The joint statement was diplomatic about it: Africa's strategic importance is "gradually increasing in terms of resources, including maritime shipping routes and critical minerals." The Korea Herald reported roughly 300 participants under the theme "The Future of Shared Prosperity and Joint Growth."
Meaning: Seoul wants what's under Africa's ground. South Korea has already allocated 250 billion won ($172 million) to Korean companies developing overseas mines in 2026, is pushing for a second Korea-Africa Critical Minerals Dialogue, and is positioning itself as an alternative to China, offering technology transfer and local value-addition commitments alongside capital.

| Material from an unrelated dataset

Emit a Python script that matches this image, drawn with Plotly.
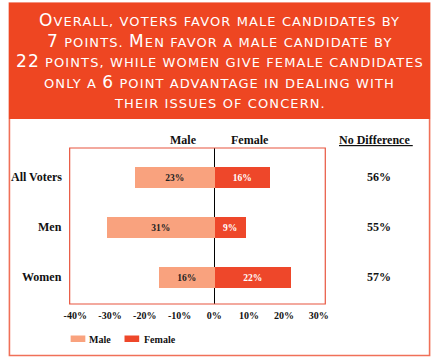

The catch is worth noting: South Korea cut its humanitarian aid to Africa by 24% in the same budget cycle that funded its overseas mining programme. As the East Asia Forum noted in March, Seoul's Africa strategy has shifted from development partnership to resource extraction with better branding.
Let’s watch this closely, will African leaders be duped or will they be in control?
Dish of the Day 🥘
🇪🇹 Ethiopia — Doro Wat with Injera

Ethiopia just held its general election. Fifty million people voted. The result was: Abiy Ahmed's party won 457 of 547 seats. Whether you call that democracy, a landslide, or something more complicated is a conversation worth having. Either way, the country deserves its dish.
Ethiopian food is world-renowned. So whenever we get a chance to indulge, we do. And what better dish than Doro Wat with Injera?
This fabulous dish is a slow-simmered, deeply spiced chicken stew steeped in flavor. Berbere is the star of the show, and Injera is the delivery vehicle.
This uniquely Ethiopian spice blend teems with Red chilli, black pepper, fenugreek, ginger, coriander, and cardamom. The whole thing takes hours. It cannot be rushed.
I, on the other hand, rushed my food down my throat and went back for more!